## What needs to be done
Your job is to retype all of the data word for word, leaving every image out.

--------------------------------

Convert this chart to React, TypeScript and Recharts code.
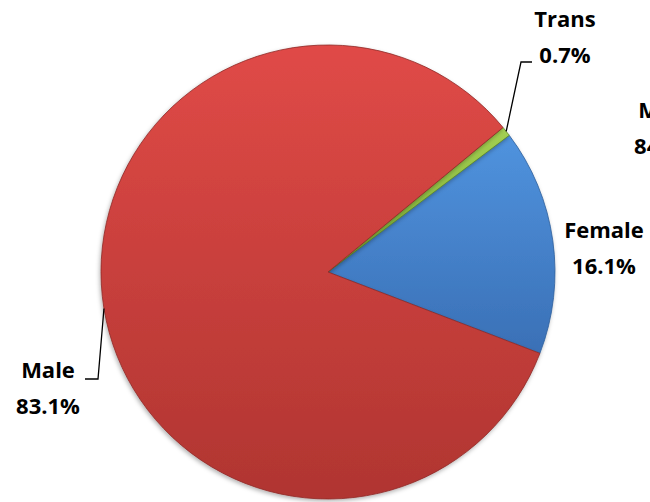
import { PieChart, Pie, Cell } from 'recharts'

const names = ['Female', 'Trans', 'Male']
const shares = [16.1, 0.7, 83.1]
const pctLabels = ['16.1%', '0.7%', '83.1%']

const data = names.map((name, i) => ({ name, value: shares[i], pct: pctLabels[i] }))

const fills = [
  ['#5093DE', '#3A70B6'],
  ['#A4D052', '#7AAB34'],
  ['#E04A47', '#B03531'],
]
const strokes = ['#2F5F9C', '#5F8A28', '#8E2A27']

// label placement relative to the pie centre: text centre x, first baseline y
const labelPos: Record<string, { dx: number; dy: number; line?: [number, number][] }> = {
  Female: { dx: 276, dy: -34 },
  Trans: { dx: 237, dy: -245, line: [[193, -210], [204, -210]] },
  Male: { dx: -280, dy: 106, line: [[-230, 107], [-243, 107]] },
}

const RAD = Math.PI / 180
const font = '"Open Sans", "DejaVu Sans", sans-serif'

function renderLabel(props: any) {
  const { cx, cy, midAngle, outerRadius, name, payload } = props
  const p = labelPos[name]
  if (!p) return null
  const x = cx + p.dx
  const y = cy + p.dy
  let path = ''
  if (p.line) {
    const sx = cx + outerRadius * Math.cos(-midAngle * RAD)
    const sy = cy + outerRadius * Math.sin(-midAngle * RAD)
    path = `M${sx},${sy}` + p.line.map(([a, b]) => ` L${cx + a},${cy + b}`).join('')
  }
  return (
    <g>
      {path && <path d={path} stroke="#000" strokeWidth={1.3} fill="none" />}
      <text x={x} y={y} textAnchor="middle" fontFamily={font} fontWeight={700} fontSize={22} fill="#000">
        <tspan x={x}>{name}</tspan>
        <tspan x={x} dy={36}>{payload.pct}</tspan>
      </text>
    </g>
  )
}

export default function App() {
  return (
    <div style={{ position: 'absolute', left: 0, top: 0, width: 650, height: 502, background: '#fff', overflow: 'hidden' }}>
      <PieChart width={650} height={502} margin={{ top: 0, right: 0, bottom: 0, left: 0 }}>
        <defs>
          {fills.map(([a, b], i) => (
            <linearGradient key={i} id={`g${i}`} x1="0" y1="0" x2="0" y2="1">
              <stop offset="0%" stopColor={a} />
              <stop offset="100%" stopColor={b} />
            </linearGradient>
          ))}
          <filter id="shadow" x="-10%" y="-10%" width="120%" height="120%">
            <feDropShadow dx="-1" dy="2" stdDeviation="2" floodColor="#000" floodOpacity="0.3" />
          </filter>
        </defs>
        <Pie
          data={data}
          dataKey="value"
          nameKey="name"
          cx={328}
          cy={272}
          outerRadius={227}
          startAngle={-21}
          endAngle={339}
          stroke="none"
          label={renderLabel}
          labelLine={false}
          isAnimationActive={false}
          style={{ filter: 'url(#shadow)' }}
        >
          {data.map((d, i) => (
            <Cell key={d.name} fill={`url(#g${i})`} stroke={strokes[i]} strokeWidth={0.8} />
          ))}
        </Pie>
        <text x={665} y={118} textAnchor="middle" fontFamily={font} fontWeight={700} fontSize={22} fill="#000">
          <tspan x={665}>Male</tspan>
          <tspan x={666} dy={36}>84.0%</tspan>
        </text>
      </PieChart>
    </div>
  )
}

--------------------------------

## Result
Convert this chart to React, TypeScript and Recharts code.
import { PieChart, Pie, Cell } from 'recharts'

const names = ['Female', 'Trans', 'Male']
const shares = [16.1, 0.7, 83.1]
const pctLabels = ['16.1%', '0.7%', '83.1%']

const data = names.map((name, i) => ({ name, value: shares[i], pct: pctLabels[i] }))

const fills = [
  ['#5093DE', '#3A70B6'],
  ['#A4D052', '#7AAB34'],
  ['#E04A47', '#B03531'],
]
const strokes = ['#2F5F9C', '#5F8A28', '#8E2A27']

// label placement relative to the pie centre: text centre x, first baseline y
const labelPos: Record<string, { dx: number; dy: number; line?: [number, number][] }> = {
  Female: { dx: 276, dy: -34 },
  Trans: { dx: 237, dy: -245, line: [[193, -210], [204, -210]] },
  Male: { dx: -280, dy: 106, line: [[-230, 107], [-243, 107]] },
}

const RAD = Math.PI / 180
const font = '"Open Sans", "DejaVu Sans", sans-serif'

function renderLabel(props: any) {
  const { cx, cy, midAngle, outerRadius, name, payload } = props
  const p = labelPos[name]
  if (!p) return null
  const x = cx + p.dx
  const y = cy + p.dy
  let path = ''
  if (p.line) {
    const sx = cx + outerRadius * Math.cos(-midAngle * RAD)
    const sy = cy + outerRadius * Math.sin(-midAngle * RAD)
    path = `M${sx},${sy}` + p.line.map(([a, b]) => ` L${cx + a},${cy + b}`).join('')
  }
  return (
    <g>
      {path && <path d={path} stroke="#000" strokeWidth={1.3} fill="none" />}
      <text x={x} y={y} textAnchor="middle" fontFamily={font} fontWeight={700} fontSize={22} fill="#000">
        <tspan x={x}>{name}</tspan>
        <tspan x={x} dy={36}>{payload.pct}</tspan>
      </text>
    </g>
  )
}

export default function App() {
  return (
    <div style={{ position: 'absolute', left: 0, top: 0, width: 650, height: 502, background: '#fff', overflow: 'hidden' }}>
      <PieChart width={650} height={502} margin={{ top: 0, right: 0, bottom: 0, left: 0 }}>
        <defs>
          {fills.map(([a, b], i) => (
            <linearGradient key={i} id={`g${i}`} x1="0" y1="0" x2="0" y2="1">
              <stop offset="0%" stopColor={a} />
              <stop offset="100%" stopColor={b} />
            </linearGradient>
          ))}
          <filter id="shadow" x="-10%" y="-10%" width="120%" height="120%">
            <feDropShadow dx="-1" dy="2" stdDeviation="2" floodColor="#000" floodOpacity="0.3" />
          </filter>
        </defs>
        <Pie
          data={data}
          dataKey="value"
          nameKey="name"
          cx={328}
          cy={272}
          outerRadius={227}
          startAngle={-21}
          endAngle={339}
          stroke="none"
          label={renderLabel}
          labelLine={false}
          isAnimationActive={false}
          style={{ filter: 'url(#shadow)' }}
        >
          {data.map((d, i) => (
            <Cell key={d.name} fill={`url(#g${i})`} stroke={strokes[i]} strokeWidth={0.8} />
          ))}
        </Pie>
        <text x={665} y={118} textAnchor="middle" fontFamily={font} fontWeight={700} fontSize={22} fill="#000">
          <tspan x={665}>Male</tspan>
          <tspan x={666} dy={36}>84.0%</tspan>
        </text>
      </PieChart>
    </div>
  )
}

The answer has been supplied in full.